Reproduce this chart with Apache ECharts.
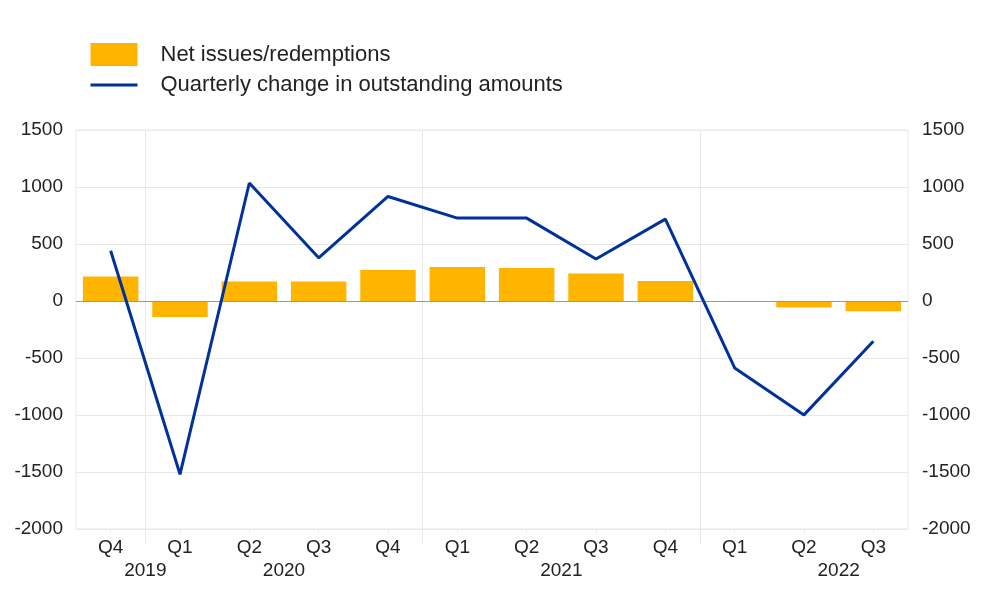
<!DOCTYPE html>
<html>
<head>
<meta charset="utf-8">
<script src="https://cdn.jsdelivr.net/npm/echarts@6/dist/echarts.min.js"></script>
<style>
    html, body { margin: 0; padding: 0; background: #fff; }
    #chart { width: 987px; height: 615px; }
</style>
</head>
<body>
<div id="chart"></div>
<script>
// quarters Q4 2019 .. Q3 2022
var quarters = ['Q4', 'Q1', 'Q2', 'Q3', 'Q4', 'Q1', 'Q2', 'Q3', 'Q4', 'Q1', 'Q2', 'Q3'];
// year labels on a half-step grid (25 points across the axis)
var yearLabels = ['', '', '2019', '', '', '', '2020', '', '', '', '', '', '', '', '2021', '', '', '', '', '', '', '', '2022', '', ''];
var yearBreaks = [2, 10, 18];

var netIssues = [215, -140, 172, 172, 272, 298, 289, 242, 175, -7, -56, -91];
var quarterlyChange = [441, -1520, 1035, 379, 917, 727, 727, 368, 718, -587, -999, -353];

var font = 'Liberation Sans, Arial, Helvetica, sans-serif';
var gridColor = '#e8e8e8';

function plain(v) {
    return String(v);
}

var myChart = echarts.init(document.getElementById('chart'));

var option = {
    animation: false,
    textStyle: {fontFamily: font},
    legend: {
        orient: 'vertical',
        left: 84,
        top: 38,
        itemWidth: 47,
        itemHeight: 23,
        itemGap: 8,
        textStyle: {fontSize: 22, color: '#222', padding: [0, 0, 0, 18], fontFamily: font},
        data: [
            {name: 'Net issues/redemptions', icon: 'rect'},
            {name: 'Quarterly change in outstanding amounts', itemStyle: {opacity: 0}, lineStyle: {width: 3}}
        ]
    },
    grid: {
        left: 76,
        right: 79,
        top: 130,
        bottom: 86,
        show: true,
        borderColor: gridColor,
        borderWidth: 1
    },
    xAxis: [
        {
            type: 'category',
            data: quarters,
            position: 'bottom',
            axisLine: {show: false, onZero: false},
            axisTick: {show: true, alignWithLabel: true, length: 4, lineStyle: {color: gridColor}},
            axisLabel: {fontSize: 19, color: '#222', margin: 9},
            splitLine: {show: false}
        },
        {
            type: 'category',
            data: yearLabels,
            position: 'bottom',
            boundaryGap: false,
            axisLine: {show: false, onZero: false},
            axisTick: {
                show: true,
                length: 15,
                interval: function (i) { return yearBreaks.indexOf(i) >= 0; },
                lineStyle: {color: gridColor}
            },
            axisLabel: {fontSize: 19, color: '#222', margin: 32, interval: 0},
            splitLine: {
                show: true,
                interval: function (i) { return yearBreaks.indexOf(i) >= 0; },
                lineStyle: {color: gridColor}
            }
        }
    ],
    yAxis: [
        {
            type: 'value',
            min: -2000,
            max: 1500,
            interval: 500,
            axisLine: {show: false},
            axisTick: {show: false},
            axisLabel: {fontSize: 19, color: '#222', margin: 13, formatter: plain},
            splitLine: {lineStyle: {color: gridColor}}
        },
        {
            type: 'value',
            min: -2000,
            max: 1500,
            interval: 500,
            position: 'right',
            axisLine: {show: false},
            axisTick: {show: false},
            axisLabel: {fontSize: 19, color: '#222', margin: 14, formatter: plain},
            splitLine: {show: false}
        }
    ],
    series: [
        {
            name: 'Net issues/redemptions',
            type: 'bar',
            data: netIssues,
            barCategoryGap: '20%',
            itemStyle: {color: '#FFB400'},
            markLine: {
                silent: true,
                symbol: 'none',
                label: {show: false},
                lineStyle: {color: '#999', width: 1, type: 'solid'},
                data: [{yAxis: 0}]
            }
        },
        {
            name: 'Quarterly change in outstanding amounts',
            type: 'line',
            data: quarterlyChange,
            symbol: 'none',
            lineStyle: {color: '#003299', width: 3},
            itemStyle: {color: '#003299'},
            z: 5
        }
    ]
};

myChart.setOption(option);
</script>
</body>
</html>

**Aim of the task:** Are you able to set down all the lines above exactly, without any pictures?

**The response:**
Reproduce this chart with Apache ECharts.
<!DOCTYPE html>
<html>
<head>
<meta charset="utf-8">
<script src="https://cdn.jsdelivr.net/npm/echarts@6/dist/echarts.min.js"></script>
<style>
    html, body { margin: 0; padding: 0; background: #fff; }
    #chart { width: 987px; height: 615px; }
</style>
</head>
<body>
<div id="chart"></div>
<script>
// quarters Q4 2019 .. Q3 2022
var quarters = ['Q4', 'Q1', 'Q2', 'Q3', 'Q4', 'Q1', 'Q2', 'Q3', 'Q4', 'Q1', 'Q2', 'Q3'];
// year labels on a half-step grid (25 points across the axis)
var yearLabels = ['', '', '2019', '', '', '', '2020', '', '', '', '', '', '', '', '2021', '', '', '', '', '', '', '', '2022', '', ''];
var yearBreaks = [2, 10, 18];

var netIssues = [215, -140, 172, 172, 272, 298, 289, 242, 175, -7, -56, -91];
var quarterlyChange = [441, -1520, 1035, 379, 917, 727, 727, 368, 718, -587, -999, -353];

var font = 'Liberation Sans, Arial, Helvetica, sans-serif';
var gridColor = '#e8e8e8';

function plain(v) {
    return String(v);
}

var myChart = echarts.init(document.getElementById('chart'));

var option = {
    animation: false,
    textStyle: {fontFamily: font},
    legend: {
        orient: 'vertical',
        left: 84,
        top: 38,
        itemWidth: 47,
        itemHeight: 23,
        itemGap: 8,
        textStyle: {fontSize: 22, color: '#222', padding: [0, 0, 0, 18], fontFamily: font},
        data: [
            {name: 'Net issues/redemptions', icon: 'rect'},
            {name: 'Quarterly change in outstanding amounts', itemStyle: {opacity: 0}, lineStyle: {width: 3}}
        ]
    },
    grid: {
        left: 76,
        right: 79,
        top: 130,
        bottom: 86,
        show: true,
        borderColor: gridColor,
        borderWidth: 1
    },
    xAxis: [
        {
            type: 'category',
            data: quarters,
            position: 'bottom',
            axisLine: {show: false, onZero: false},
            axisTick: {show: true, alignWithLabel: true, length: 4, lineStyle: {color: gridColor}},
            axisLabel: {fontSize: 19, color: '#222', margin: 9},
            splitLine: {show: false}
        },
        {
            type: 'category',
            data: yearLabels,
            position: 'bottom',
            boundaryGap: false,
            axisLine: {show: false, onZero: false},
            axisTick: {
                show: true,
                length: 15,
                interval: function (i) { return yearBreaks.indexOf(i) >= 0; },
                lineStyle: {color: gridColor}
            },
            axisLabel: {fontSize: 19, color: '#222', margin: 32, interval: 0},
            splitLine: {
                show: true,
                interval: function (i) { return yearBreaks.indexOf(i) >= 0; },
                lineStyle: {color: gridColor}
            }
        }
    ],
    yAxis: [
        {
            type: 'value',
            min: -2000,
            max: 1500,
            interval: 500,
            axisLine: {show: false},
            axisTick: {show: false},
            axisLabel: {fontSize: 19, color: '#222', margin: 13, formatter: plain},
            splitLine: {lineStyle: {color: gridColor}}
        },
        {
            type: 'value',
            min: -2000,
            max: 1500,
            interval: 500,
            position: 'right',
            axisLine: {show: false},
            axisTick: {show: false},
            axisLabel: {fontSize: 19, color: '#222', margin: 14, formatter: plain},
            splitLine: {show: false}
        }
    ],
    series: [
        {
            name: 'Net issues/redemptions',
            type: 'bar',
            data: netIssues,
            barCategoryGap: '20%',
            itemStyle: {color: '#FFB400'},
            markLine: {
                silent: true,
                symbol: 'none',
                label: {show: false},
                lineStyle: {color: '#999', width: 1, type: 'solid'},
                data: [{yAxis: 0}]
            }
        },
        {
            name: 'Quarterly change in outstanding amounts',
            type: 'line',
            data: quarterlyChange,
            symbol: 'none',
            lineStyle: {color: '#003299', width: 3},
            itemStyle: {color: '#003299'},
            z: 5
        }
    ]
};

myChart.setOption(option);
</script>
</body>
</html>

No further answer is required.